If anyone is injured in the accident, calling the police and filing an insurance claim are highly recommended, says Richard Console Jr., a partner at Console & Hollawell, a New Jersey law firm. According to Console, it’s possible to suffer injuries but not immediately realize that you’ve been injured.

Suddenly, a minor predicament that seemed like it could be resolved with a handshake turns into a much more expensive and complicated problem, complete with medical bills and physical therapy.

If you don’t file a report, you could face costly medical bills if the person at fault “forgot” what happened or doesn’t answer the phone when you call to arrange payment. Or if you’re at fault in the accident and you don’t file a report, the other driver could be an opportunist who decides to fake an injury and trick you into paying phony medical bills.

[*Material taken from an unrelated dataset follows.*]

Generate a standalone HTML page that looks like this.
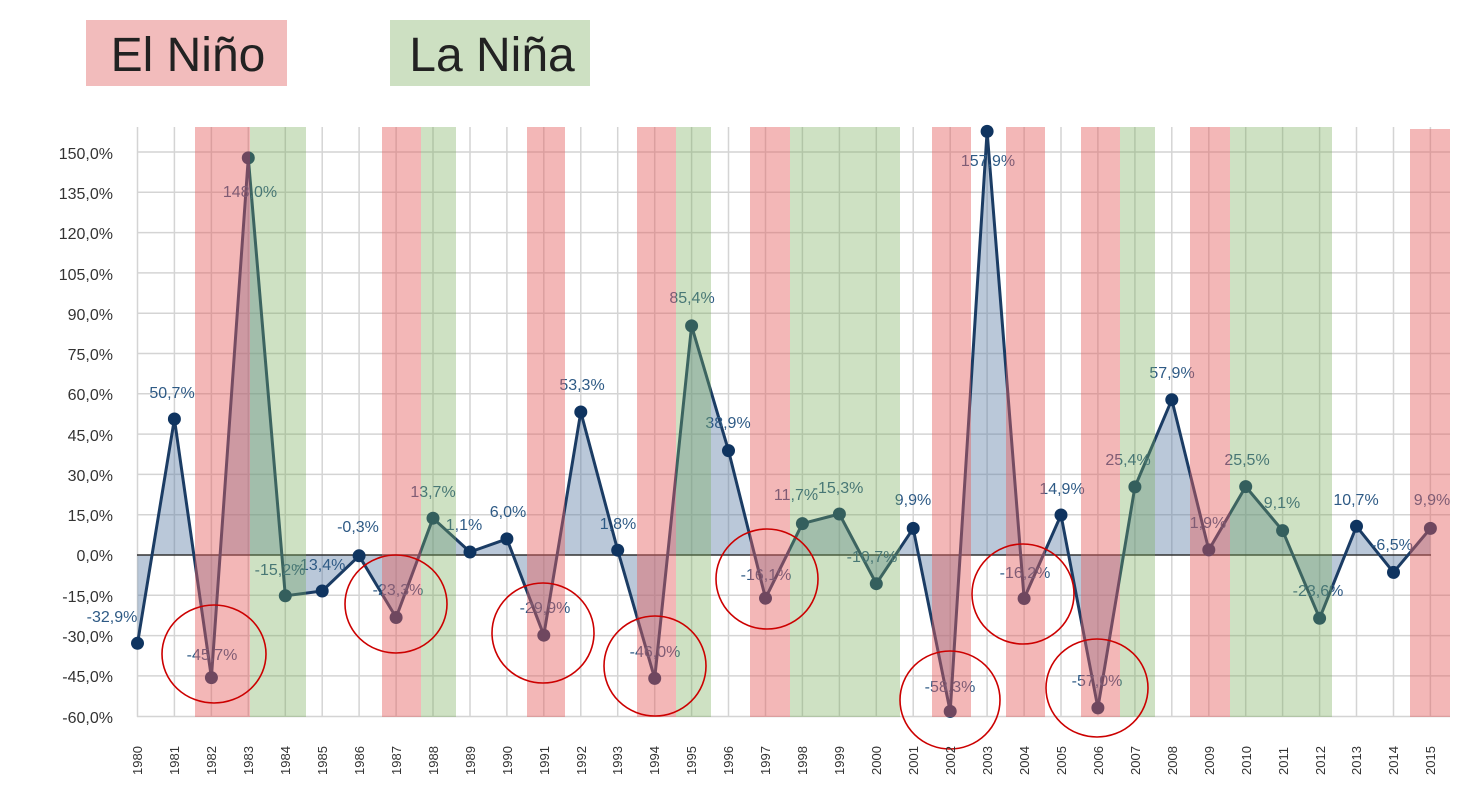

Fender-benders between family and friends are less of a concern because both parties likely know and trust each other, according to Pyles. However, even if you collide with a pal or a relative, you still might want to file a police report in case you need to submit an insurance claim for injuries later on.

If you still decide not to call the cops, taking detailed notes for personal reference could help you down the road. Console recommends putting everything (who, what, where, when, who was at fault and what the other driver says he’ll pay for) in writing, then having the note signed by all of the involved motorists so that some documentation exists.

“People’s recollections grow foggier as time goes on,” Console says, “and some people actually change their stories.”

Get a Release to Show You’ve Paid for Everything

If you’re at fault, make sure you get a notarized release indicating that you’ve paid for everything you agreed to cover, Los Angeles attorney Jeffrey Shane recommends. The release should show that you’ve paid every penny for all injuries and damages, that you’ve made all of the payments and that a lawsuit won’t be filed, according to Shane.

In the event that the other driver is at fault, you should offer him the same type of release. If he doesn’t pay up — or skips town — you usually can sue an at-fault motorist up to the statute of limitations in your state, Console says. In New Jersey and Pennsylvania, for example, you generally can sue up to two years after an accident.

“However, without a police report or timely reported claim to insurance, resolving a claim can be far more difficult and very expensive,” Console says.

The more time that’s passed, the more difficult it will be to get the other driver to cough up money.

“I have seen many cases where there is little property damage andno report of injury at the scene, so the parties simply exchange information and drive away,” Pyles says. “Then two years later, one driver files suit against the other and there is no document reporting the minor damage or injury.”

Even if you do work things out with the driver who hit you, leaving your insurance company out of it could land you in hot water. Failing to notify your insurer about an auto accident could be a violation of the terms and conditions of your auto insurance policy — one that, according to Pyles, could lead to a denial of coverage.